How to adapt to an uncertain world

April 22, 2011|Celeste Maiorana
  • People can retrain themselves to enjoy natural settings, weeds included, rather than douse their yards with harmful herbicides and fertilizers.
Photo by Celeste Maiorana

Two very different recent readings nicely framed for me a primary objective of this column, which is to encourage people to plant trees and promote natural ecosystems.

One was a book examining and advocating barefoot running; the other a review of science journal articles about the rate of species extinctions in the context of a changing climate.

It is normal for species to go extinct, but lately the rate at which species are disappearing has been increasing. Historically, there have been five mass extinctions — periods when an estimated 75 percent or more of all species disappeared in a few million years or less. There is concern that humans, through our global effects upon the planet, are ushering in a sixth period of mass extinction. Such an event would have dire consequences for human wellbeing.

Until the last decades most of our effect upon the welfare of other species has been through hunting, over-fishing and deforestation. Direct effects of those types of activities can be moderated or overturned if changes are made in time. The effects of climate change upon the welfare of species, though, remains largely beyond human understanding and control.

Scientists involved in extinction studies note that species can be remarkably resilient when given adequate undisturbed space. One response to climate change, then, would be to simply set aside and protect as much land and water as possible in as many places as possible so that species inhabiting them might adapt to changing conditions.

As individuals we can set aside part of our properties as natural areas. If we make wild backyards, we create wild corridors through our communities. This can help species migrate to new locations in response to changing conditions.

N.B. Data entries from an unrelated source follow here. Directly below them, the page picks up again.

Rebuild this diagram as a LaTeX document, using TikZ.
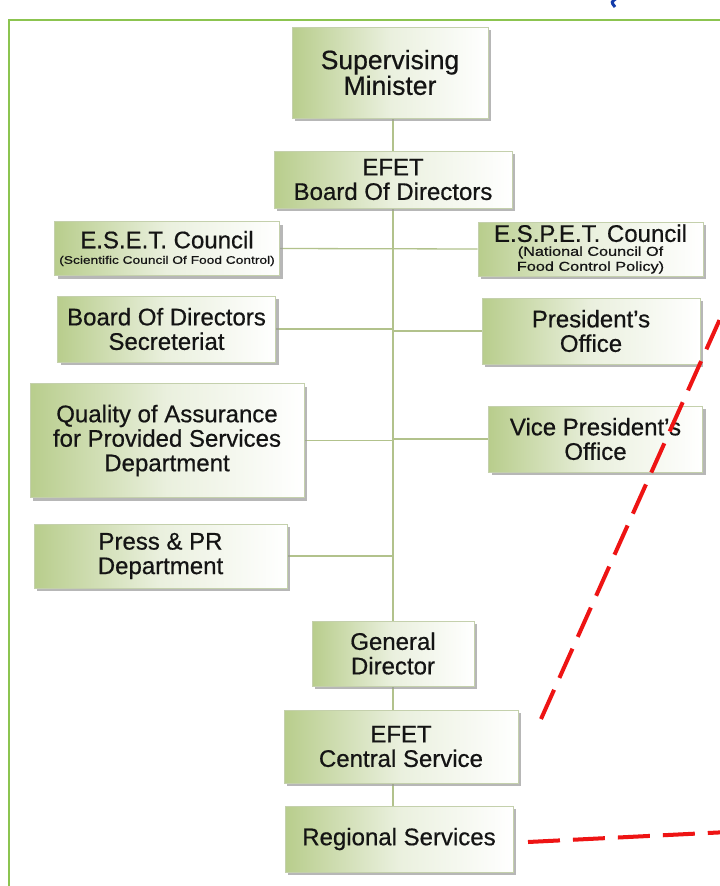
\documentclass[tikz,border=0pt]{standalone}
\usepackage{fontspec}
\setmainfont{Liberation Sans}[FakeBold=0.6]
\usetikzlibrary{shadows,backgrounds}
\definecolor{boxg}{RGB}{184,205,140}
\definecolor{boxm}{RGB}{234,240,222}
\definecolor{boxedge}{RGB}{196,208,172}
\definecolor{conn}{RGB}{178,194,140}
\definecolor{frameg}{RGB}{140,196,80}
\definecolor{txt}{RGB}{20,20,20}
\definecolor{reddash}{RGB}{238,20,20}
\definecolor{titleblue}{RGB}{20,60,170}
\newcommand{\subA}[1]{{\fontsize{11}{12}\selectfont\scalebox{1.25}[1]{#1}}}
\newcommand{\subB}[1]{{\fontsize{13}{15}\selectfont\scalebox{1.25}[1]{#1}}}
\begin{document}
\begin{tikzpicture}[x=1pt,y=-1pt,
  orgbox/.style={draw=boxedge, line width=0.8pt, left color=boxg, right color=white, middle color=boxm,
    drop shadow={shadow xshift=3pt, shadow yshift=-3pt, fill=black!40, opacity=0.7},
    inner sep=0pt, align=center, text=txt, font=\fontsize{24}{24.5}\selectfont},
  conline/.style={draw=conn, line width=1.3pt},
  redline/.style={draw=reddash, line width=4pt, dash pattern=on 32pt off 13pt},
]
\useasboundingbox (0,0) rectangle (720,886);
\clip (0,0) rectangle (720,886);

\node[orgbox, minimum width=196, minimum height=91, font=\fontsize{26.5}{24}\selectfont] (sup) at (390,72.5) {Supervising\\Minister};
\node[orgbox, minimum width=238, minimum height=57] (board) at (393,179.5) {EFET\\Board Of Directors};
\node[orgbox, minimum width=225, minimum height=54] (eset) at (167,248.5) {E.S.E.T. Council\\[-9pt]\subA{(Scientific Council Of Food Control)}};
\node[orgbox, minimum width=225, minimum height=54, font={\fontsize{24}{24.5}\selectfont\lineskiplimit=-30pt}] (espet) at (590.5,249) {E.S.P.E.T. Council\\[-10.5pt]\subB{(National Council Of}\\[-9.5pt]\subB{Food Control Policy)}};
\node[orgbox, minimum width=218, minimum height=66] (secr) at (166.5,329) {Board Of Directors\\Secreteriat};
\node[orgbox, minimum width=218, minimum height=66] (pres) at (591,331) {President’s\\Office};
\node[orgbox, minimum width=274, minimum height=114] (qual) at (167,440.5) {Quality of Assurance\\for Provided Services\\Department};
\node[orgbox, minimum width=214, minimum height=66] (vice) at (595.5,439) {Vice President’s\\Office};
\node[orgbox, minimum width=253, minimum height=64] (press) at (160.5,556) {Press \& PR\\Department};
\node[orgbox, minimum width=162, minimum height=65] (gd) at (393,653.5) {General\\Director};
\node[orgbox, minimum width=234, minimum height=73] (central) at (401,746.5) {EFET\\Central Service};
\node[orgbox, minimum width=228, minimum height=66] (regional) at (399,839) {Regional Services};

\begin{scope}[on background layer]
\fill[white] (0,0) rectangle (720,886);
\draw[frameg, line width=2pt] (9,900) -- (9,20) -- (730,20);
\draw[conline] (sup.south -| gd.north) -- (gd.north);
\draw[conline] (eset.east) -- (espet.west);
\draw[conline] (secr.east) -- (secr.east -| gd.north);
\draw[conline] (pres.west) -- (pres.west -| gd.north);
\draw[conline] (qual.east) -- (qual.east -| gd.north);
\draw[conline] (vice.west) -- (vice.west -| gd.north);
\draw[conline] (press.east) -- (press.east -| gd.north);
\draw[conline] (gd.south) -- (gd.south |- central.north);
\draw[conline] (gd.south |- central.south) -- (gd.south |- regional.north);
\end{scope}

\draw[titleblue, line width=3pt] (617,-2) .. controls (611,2) .. (615,7);

\coordinate (ra1) at (541,719);
\coordinate (ra2) at (728,301);
\coordinate (rb1) at (528,842);
\coordinate (rb2) at (728,832);
\draw[redline] (ra1) -- (ra2);
\draw[redline] (rb1) -- (rb2);
\end{tikzpicture}
\end{document}
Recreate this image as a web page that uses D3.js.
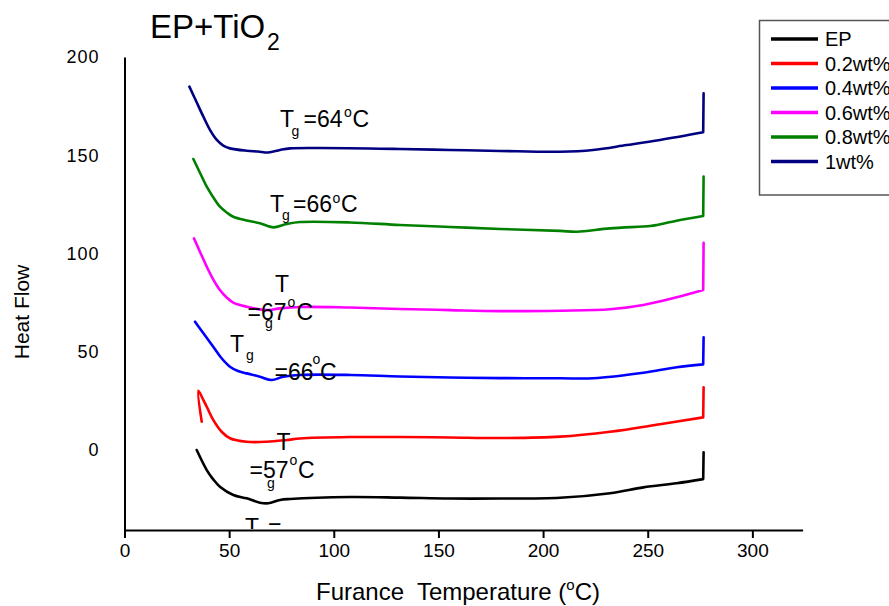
<!DOCTYPE html>
<html>
<head>
<meta charset="utf-8">
<script src="https://cdn.jsdelivr.net/npm/d3@7"></script>
<style>
  html, body { margin: 0; padding: 0; background: #fff; }
  svg { display: block; font-family: "Liberation Sans", Arial, sans-serif; }
</style>
</head>
<body>
<svg id="chart" width="889" height="606"></svg>
<script>
// ---------------- DATA ----------------
const seriesNames = ["EP", "0.2wt%", "0.4wt%", "0.6wt%", "0.8wt%", "1wt%"];
const seriesColors = ["#000000", "#ff0000", "#0000ff", "#ff00ff", "#008000", "#000080"];

const xTicks = [0, 50, 100, 150, 200, 250, 300];
const yTicks = [0, 50, 100, 150, 200];

// [temperature, heat flow]
const ep = [[34.5,0],[39.3,-10.2],[42.3,-14.8],[45.6,-18.7],[52.0,-22.9],[58.4,-24.6],[64.7,-26.8],[68.7,-27.1],[74.3,-25.4],[79.1,-24.9],[107.7,-23.9],[131.6,-24.2],[155.5,-24.7],[179.4,-24.7],[208.1,-24.3],[232.0,-22.0],[247.9,-19.0],[263.8,-16.9],[276.5,-14.8],[276.7,-1.2]];
const wt02 = [[36.9,14.4],[35.3,30.2],[37.7,25.4],[39.3,22.0],[42.4,15.3],[46.4,9.3],[50.4,6.0],[58.4,4.2],[67.9,4.2],[77.5,5.1],[83.9,5.9],[107.7,6.6],[131.6,6.6],[155.5,6.4],[179.4,6.1],[208.1,6.8],[232.0,9.3],[255.9,13.1],[276.5,16.6],[276.7,31.9]];
const wt04 = [[33.7,65.3],[37.7,59.4],[42.4,52.6],[46.4,46.7],[50.4,42.4],[54.2,40.2],[58.4,39.0],[64.7,37.3],[70.3,35.6],[75.9,37.3],[83.9,38.2],[107.7,38.2],[131.6,37.4],[155.5,36.9],[179.4,36.6],[208.1,36.5],[224.0,36.5],[247.9,39.3],[263.8,42.1],[276.5,43.6],[276.7,57.4]];
const wt06 = [[33.2,107.7],[36.1,100.8],[39.3,93.3],[42.3,87.0],[45.6,81.4],[48.8,77.6],[52.0,75.0],[58.4,72.9],[67.9,71.2],[74.3,72.1],[83.9,72.8],[107.7,72.5],[131.6,71.8],[155.5,71.2],[179.4,70.7],[208.1,70.9],[232.0,71.6],[247.9,73.8],[263.8,77.7],[276.5,81.4],[276.7,105.5]];
const wt08 = [[32.9,148.1],[36.1,141.0],[39.3,134.0],[42.3,128.8],[45.6,123.8],[48.8,120.9],[52.0,118.7],[58.4,116.8],[64.7,115.4],[71.1,113.3],[77.5,115.0],[83.9,116.0],[107.7,115.8],[131.6,114.5],[155.5,113.5],[179.4,112.5],[208.1,111.5],[216.1,111.1],[232.0,112.8],[251.1,114.0],[254.3,114.5],[263.8,116.7],[276.5,119.1],[276.7,139.1]];
const wt10 = [[31.0,184.9],[34.2,177.6],[37.7,169.6],[40.9,162.8],[44.1,157.8],[47.2,154.9],[50.4,153.5],[58.4,152.3],[63.8,151.9],[68.7,151.4],[74.3,152.7],[79.1,153.5],[93.4,153.7],[131.6,153.2],[155.5,152.7],[179.4,152.2],[208.1,151.8],[223.8,152.7],[239.9,155.2],[255.9,157.8],[276.5,161.7],[276.7,181.5]];
const seriesData = [ep, wt02, wt04, wt06, wt08, wt10];

// ---------------- LAYOUT ----------------
const svg = d3.select("#chart");
const x = d3.scaleLinear().domain([0, 324]).range([124.5, 802.6]);
const y = d3.scaleLinear().domain([-40.7, 200]).range([530, 57]);

// axes
const gx = svg.append("g").attr("transform", "translate(0,530)")
  .call(d3.axisBottom(x).tickValues(xTicks).tickSize(8).tickSizeOuter(0).tickPadding(6));
gx.select(".domain").attr("stroke", "#000").attr("stroke-width", 2);
gx.selectAll(".tick line").attr("stroke", "#000").attr("stroke-width", 2);
gx.selectAll(".tick text").attr("font-size", 19).attr("fill", "#000")
  .attr("font-family", "Liberation Sans, Arial, sans-serif");

const gy = svg.append("g").attr("transform", "translate(124.5,0)")
  .call(d3.axisLeft(y).tickValues(yTicks).tickSize(0).tickSizeOuter(0).tickPadding(25));
gy.select(".domain").attr("stroke", "#000").attr("stroke-width", 2);
gy.selectAll(".tick text").attr("font-size", 18).attr("fill", "#000")
  .attr("font-family", "Liberation Sans, Arial, sans-serif").attr("letter-spacing", 1);

// curves: smooth body, straight final vertical jump
const smooth = d3.line().x(d => x(d[0])).y(d => y(d[1])).curve(d3.curveCatmullRom.alpha(0.5));
function curvePath(d) {
  const body = d.slice(0, -1);
  const last = d[d.length - 1];
  return smooth(body) + "L" + x(last[0]) + "," + y(last[1]);
}
svg.append("g").selectAll("path").data(seriesData).join("path")
  .attr("d", curvePath).attr("fill", "none")
  .attr("stroke", (d, i) => seriesColors[i])
  .attr("stroke-width", 2.6).attr("stroke-linejoin", "round").attr("stroke-linecap", "round");

// text helper
function txt(px, py, s, size, opts) {
  const t = svg.append("text").attr("x", px).attr("y", py).attr("font-size", size)
    .attr("fill", "#000").text(s);
  if (opts && opts.clip) t.attr("clip-path", opts.clip);
  return t;
}

// title
txt(150, 38, "EP+TiO", 33);
txt(267, 50, "2", 23);

// annotations
const M = 23, S = 14;
// 1wt%
txt(280, 127, "T", M); txt(291.5, 135.5, "g", S); txt(303.5, 127, "=64", M); txt(344, 117, "o", S); txt(352.5, 127, "C", M);
// 0.8wt%
txt(270, 212, "T", M); txt(282, 220, "g", S); txt(293, 212, "=66", M); txt(332.5, 203, "o", S); txt(341, 212, "C", M);
// 0.6wt%
txt(275, 291.7, "T", M); txt(247.5, 320, "=67", M); txt(265, 327.5, "g", S); txt(287.5, 306.5, "o", S); txt(296.5, 320, "C", M);
// 0.4wt%
txt(230, 351.7, "T", M); txt(246, 360, "g", S); txt(274.5, 380, "=66", M); txt(312.5, 363.5, "o", S); txt(320, 380, "C", M);
// 0.2wt% / EP
txt(276.5, 450, "T", M); txt(249.5, 478, "=57", M); txt(267, 487.5, "g", S); txt(289.5, 465, "o", S); txt(298, 478, "C", M);
// clipped label at bottom
svg.append("clipPath").attr("id", "plotclip").append("rect").attr("x", 0).attr("y", 0).attr("width", 889).attr("height", 529);
txt(245, 535, "T", M, {clip: "url(#plotclip)"});
txt(268, 535, "=", M, {clip: "url(#plotclip)"});

// axis titles
const xt = svg.append("text").attr("x", 458).attr("y", 600).attr("text-anchor", "middle")
  .attr("font-size", 24).attr("fill", "#000").style("white-space", "pre");
xt.append("tspan").text("Furance  Temperature (");
xt.append("tspan").attr("font-size", 15).attr("dy", -10).text("o");
xt.append("tspan").attr("dy", 10).text("C)");

svg.append("text").attr("transform", "translate(29,312) rotate(-90)")
  .attr("text-anchor", "middle").attr("font-size", 21).attr("fill", "#000").text("Heat Flow");

// legend
const lg = svg.append("g");
lg.append("rect").attr("x", 759.5).attr("y", 20.5).attr("width", 160).attr("height", 174.5)
  .attr("fill", "#fff").attr("stroke", "#555").attr("stroke-width", 1.5);
seriesNames.forEach((n, i) => {
  const yy = 39 + i * 24.5;
  lg.append("line").attr("x1", 771).attr("x2", 818).attr("y1", yy).attr("y2", yy)
    .attr("stroke", seriesColors[i]).attr("stroke-width", 3.5);
  lg.append("text").attr("x", 825).attr("y", yy).attr("dy", "0.36em")
    .attr("font-size", 20).attr("fill", "#000").text(n);
});
</script>
</body>
</html>
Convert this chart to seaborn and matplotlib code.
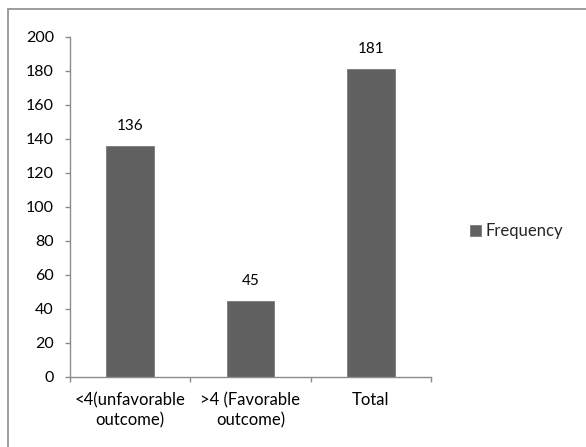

"The Barefoot Running Book," by Jason Robillard, begins by itemizing many reasons shoes are bad for you, and why going barefoot is a key to better running. As much as anything, however, it seems to be about retraining runners. Lack of shoes on tender feet inspires even seasoned runners to start out easy and increase mileage slowly. It also increases the likelihood that runners will land more lightly and be aware of the surface. Doing so, it causes runners to relearn running in the way a barefooted baby learns to toddle, walk and run — naturally.

Just as shoes enable us to ignore the signals of our bodies, so too does our technology encourage us to be unaware of the effects our actions have upon the other residents of our world. Sitting inside our air-conditioned homes, we don't hear the roar of the machinery outside our windows. Astride our riding lawnmowers with our earbuds piping music, we have little appreciation of how it sounds to everyone else.  

But we can always retrain ourselves. The first step is to get outdoors. Walk around your house and community during the day and night. Look and listen. Do the same in a natural setting. A nighttime walk along a country road with a full moon shining is truly magical.

Simply by becoming aware of our heavy impact, we can lighten the effect. We can choose to buy electricity from companies that are providing power from renewable sources such as wind or solar. We can make sure that our outside lights are turned off at night and shrink the size of our lawns. And decide that dandelions are pretty. No need for those petroleum-base fertilizers and herbicides. Just enjoy the fresh scents of spring.